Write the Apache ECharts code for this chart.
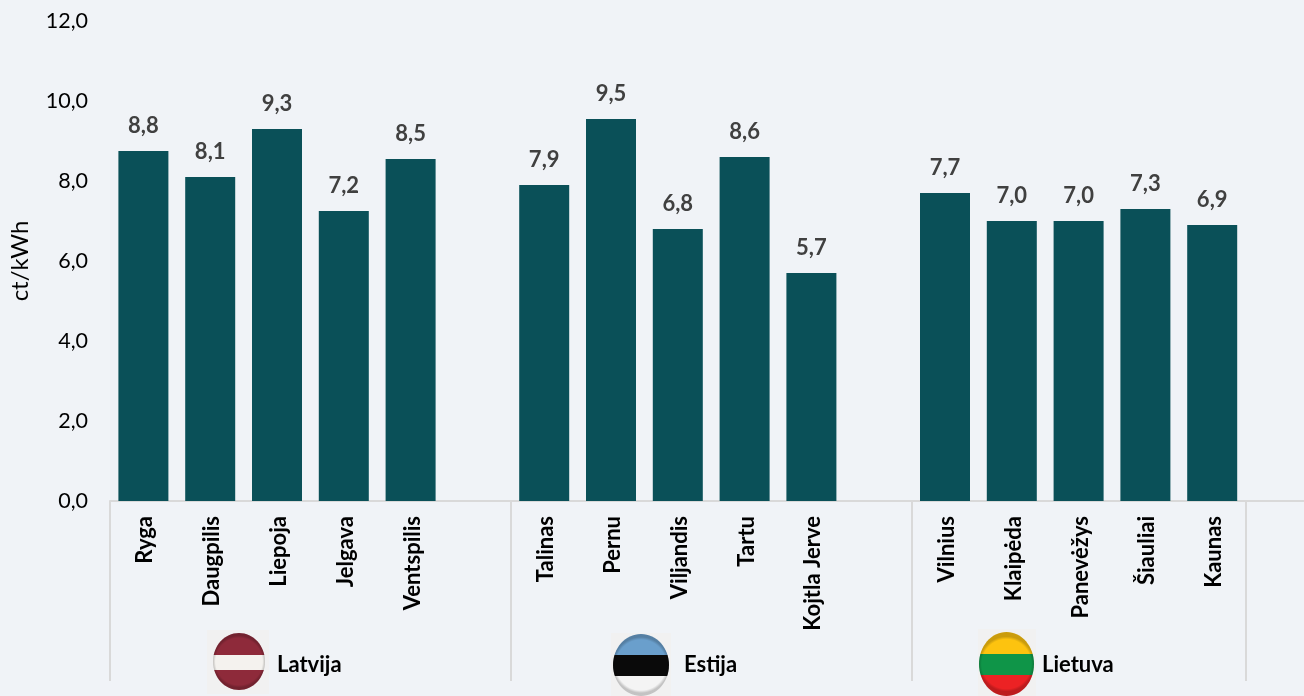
<!DOCTYPE html>
<html>
<head>
<meta charset="utf-8">
<title>ct/kWh</title>
<script src="https://cdn.jsdelivr.net/npm/echarts@6/dist/echarts.min.js"></script>
<style>
  html, body { margin: 0; padding: 0; background: #f0f3f7; }
  #main { width: 1304px; height: 696px; }
</style>
</head>
<body>
<div id="main"></div>
<script>
// blank entries are the gaps between the countries
const cities = ['Ryga', 'Daugpilis', 'Liepoja', 'Jelgava', 'Ventspilis', '',
  'Talinas', 'Pernu', 'Viljandis', 'Tartu', 'Kojtla Jerve', '',
  'Vilnius', 'Klaipėda', 'Panevėžys', 'Šiauliai', 'Kaunas', ''];
const prices = [8.75, 8.1, 9.3, 7.25, 8.55, null,
  7.9, 9.55, 6.8, 8.6, 5.7, null,
  7.7, 7.0, 7.0, 7.3, 6.9, null];
const priceLabels = ['8,8', '8,1', '9,3', '7,2', '8,5', '',
  '7,9', '9,5', '6,8', '8,6', '5,7', '',
  '7,7', '7,0', '7,0', '7,3', '6,9', ''];
const separators = [0, 6, 12, 17];
const countries = ['Latvija', 'Estija', 'Lietuva'];

const fontName = 'Lato';

// hard colour stops, the flags have 3 horizontal stripes
function stripes(colors, a, b) {
  return new echarts.graphic.LinearGradient(0, 0, 0, 1, [
    { offset: 0, color: colors[0] }, { offset: a, color: colors[0] },
    { offset: a, color: colors[1] }, { offset: b, color: colors[1] },
    { offset: b, color: colors[2] }, { offset: 1, color: colors[2] }
  ]);
}

function flag(x, y, rx, ry, colors, a, b, box) {
  const shade = new echarts.graphic.RadialGradient(0.5, 0.5, 0.5, [
    { offset: 0, color: 'rgba(0,0,0,0)' },
    { offset: 0.9, color: 'rgba(0,0,0,0)' },
    { offset: 1, color: 'rgba(0,0,0,0.2)' }
  ]);
  return [
    { type: 'rect', shape: { x: box[0], y: box[1], width: box[2], height: box[3] }, style: { fill: '#f1f1f1' } },
    { type: 'ellipse', shape: { cx: x, cy: y, rx: rx, ry: ry }, style: { fill: stripes(colors, a, b) } },
    { type: 'ellipse', shape: { cx: x, cy: y, rx: rx, ry: ry }, style: { fill: shade } }
  ];
}

function countryText(x, text) {
  return {
    type: 'text', x: x, y: 665,
    style: { text: text, fill: '#000', font: 'bold 22px ' + fontName, textVerticalAlign: 'middle' }
  };
}

let option = {
  backgroundColor: '#f0f3f7',
  animation: false,
  // the last blank category runs past the right edge of the picture
  grid: { left: 110, width: 1202.4, top: 21, height: 480, containLabel: false, outerBoundsMode: 'none' },
  xAxis: {
    type: 'category',
    data: cities,
    axisLine: { lineStyle: { color: '#d9d9d9', width: 2 } },
    axisTick: {
      show: true,
      length: 180,
      interval: (index) => separators.includes(index),
      lineStyle: { color: '#d9d9d9', width: 2 }
    },
    axisLabel: {
      interval: 0,
      rotate: 90,
      margin: 15,
      formatter: (v) => v ? '{city|' + v + '}' : '',
      rich: {
        city: {
          padding: [4, 0, 0, 0],
          color: '#000',
          fontFamily: fontName,
          fontWeight: 'bold',
          fontSize: 22
        }
      }
    }
  },
  yAxis: {
    type: 'value',
    min: 0,
    max: 12,
    interval: 2,
    name: 'ct/kWh',
    nameLocation: 'middle',
    nameGap: 78,
    nameTextStyle: { color: '#000', fontFamily: fontName, fontSize: 24 },
    axisLine: { show: false },
    axisTick: { show: false },
    splitLine: { show: false },
    axisLabel: {
      margin: 22,
      padding: [2, 0, 0, 0],
      color: '#000',
      fontFamily: fontName,
      fontSize: 21.5,
      formatter: (v) => v.toFixed(1).replace('.', ',')
    }
  },
  series: [{
    type: 'bar',
    data: prices,
    barWidth: 50,
    itemStyle: { color: '#0a5058' },
    label: {
      show: true,
      position: 'top',
      distance: 14,
      color: '#404040',
      fontFamily: fontName,
      fontWeight: 'bold',
      fontSize: 22,
      formatter: (p) => priceLabels[p.dataIndex]
    }
  }],
  graphic: [
    ...flag(239, 661.5, 26, 28.5, ['#8e2a3a', '#f4f2ee', '#8e2a3a'], 0.39, 0.65, [207, 630, 62, 64]),
    ...flag(641, 665, 28, 31, ['#6a9fcc', '#0a0a0a', '#f4f4f4'], 0.34, 0.68, [611, 633, 60, 63]),
    ...flag(1006.5, 664, 27.5, 32, ['#fdc30f', '#0f9548', '#ec2224'], 0.34, 0.67, [978, 629, 58, 67]),
    countryText(277, countries[0]),
    countryText(684, countries[1]),
    countryText(1042, countries[2])
  ]
};

let myChart = echarts.init(document.getElementById('main'));
myChart.setOption(option);
</script>
</body>
</html>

::::

● EXERCISE DIRECTIONS
All of the data needs repeating exactly, but the pictures do not.

● ANSWER TO THE PROBLEM
Write the Apache ECharts code for this chart.
<!DOCTYPE html>
<html>
<head>
<meta charset="utf-8">
<title>ct/kWh</title>
<script src="https://cdn.jsdelivr.net/npm/echarts@6/dist/echarts.min.js"></script>
<style>
  html, body { margin: 0; padding: 0; background: #f0f3f7; }
  #main { width: 1304px; height: 696px; }
</style>
</head>
<body>
<div id="main"></div>
<script>
// blank entries are the gaps between the countries
const cities = ['Ryga', 'Daugpilis', 'Liepoja', 'Jelgava', 'Ventspilis', '',
  'Talinas', 'Pernu', 'Viljandis', 'Tartu', 'Kojtla Jerve', '',
  'Vilnius', 'Klaipėda', 'Panevėžys', 'Šiauliai', 'Kaunas', ''];
const prices = [8.75, 8.1, 9.3, 7.25, 8.55, null,
  7.9, 9.55, 6.8, 8.6, 5.7, null,
  7.7, 7.0, 7.0, 7.3, 6.9, null];
const priceLabels = ['8,8', '8,1', '9,3', '7,2', '8,5', '',
  '7,9', '9,5', '6,8', '8,6', '5,7', '',
  '7,7', '7,0', '7,0', '7,3', '6,9', ''];
const separators = [0, 6, 12, 17];
const countries = ['Latvija', 'Estija', 'Lietuva'];

const fontName = 'Lato';

// hard colour stops, the flags have 3 horizontal stripes
function stripes(colors, a, b) {
  return new echarts.graphic.LinearGradient(0, 0, 0, 1, [
    { offset: 0, color: colors[0] }, { offset: a, color: colors[0] },
    { offset: a, color: colors[1] }, { offset: b, color: colors[1] },
    { offset: b, color: colors[2] }, { offset: 1, color: colors[2] }
  ]);
}

function flag(x, y, rx, ry, colors, a, b, box) {
  const shade = new echarts.graphic.RadialGradient(0.5, 0.5, 0.5, [
    { offset: 0, color: 'rgba(0,0,0,0)' },
    { offset: 0.9, color: 'rgba(0,0,0,0)' },
    { offset: 1, color: 'rgba(0,0,0,0.2)' }
  ]);
  return [
    { type: 'rect', shape: { x: box[0], y: box[1], width: box[2], height: box[3] }, style: { fill: '#f1f1f1' } },
    { type: 'ellipse', shape: { cx: x, cy: y, rx: rx, ry: ry }, style: { fill: stripes(colors, a, b) } },
    { type: 'ellipse', shape: { cx: x, cy: y, rx: rx, ry: ry }, style: { fill: shade } }
  ];
}

function countryText(x, text) {
  return {
    type: 'text', x: x, y: 665,
    style: { text: text, fill: '#000', font: 'bold 22px ' + fontName, textVerticalAlign: 'middle' }
  };
}

let option = {
  backgroundColor: '#f0f3f7',
  animation: false,
  // the last blank category runs past the right edge of the picture
  grid: { left: 110, width: 1202.4, top: 21, height: 480, containLabel: false, outerBoundsMode: 'none' },
  xAxis: {
    type: 'category',
    data: cities,
    axisLine: { lineStyle: { color: '#d9d9d9', width: 2 } },
    axisTick: {
      show: true,
      length: 180,
      interval: (index) => separators.includes(index),
      lineStyle: { color: '#d9d9d9', width: 2 }
    },
    axisLabel: {
      interval: 0,
      rotate: 90,
      margin: 15,
      formatter: (v) => v ? '{city|' + v + '}' : '',
      rich: {
        city: {
          padding: [4, 0, 0, 0],
          color: '#000',
          fontFamily: fontName,
          fontWeight: 'bold',
          fontSize: 22
        }
      }
    }
  },
  yAxis: {
    type: 'value',
    min: 0,
    max: 12,
    interval: 2,
    name: 'ct/kWh',
    nameLocation: 'middle',
    nameGap: 78,
    nameTextStyle: { color: '#000', fontFamily: fontName, fontSize: 24 },
    axisLine: { show: false },
    axisTick: { show: false },
    splitLine: { show: false },
    axisLabel: {
      margin: 22,
      padding: [2, 0, 0, 0],
      color: '#000',
      fontFamily: fontName,
      fontSize: 21.5,
      formatter: (v) => v.toFixed(1).replace('.', ',')
    }
  },
  series: [{
    type: 'bar',
    data: prices,
    barWidth: 50,
    itemStyle: { color: '#0a5058' },
    label: {
      show: true,
      position: 'top',
      distance: 14,
      color: '#404040',
      fontFamily: fontName,
      fontWeight: 'bold',
      fontSize: 22,
      formatter: (p) => priceLabels[p.dataIndex]
    }
  }],
  graphic: [
    ...flag(239, 661.5, 26, 28.5, ['#8e2a3a', '#f4f2ee', '#8e2a3a'], 0.39, 0.65, [207, 630, 62, 64]),
    ...flag(641, 665, 28, 31, ['#6a9fcc', '#0a0a0a', '#f4f4f4'], 0.34, 0.68, [611, 633, 60, 63]),
    ...flag(1006.5, 664, 27.5, 32, ['#fdc30f', '#0f9548', '#ec2224'], 0.34, 0.67, [978, 629, 58, 67]),
    countryText(277, countries[0]),
    countryText(684, countries[1]),
    countryText(1042, countries[2])
  ]
};

let myChart = echarts.init(document.getElementById('main'));
myChart.setOption(option);
</script>
</body>
</html>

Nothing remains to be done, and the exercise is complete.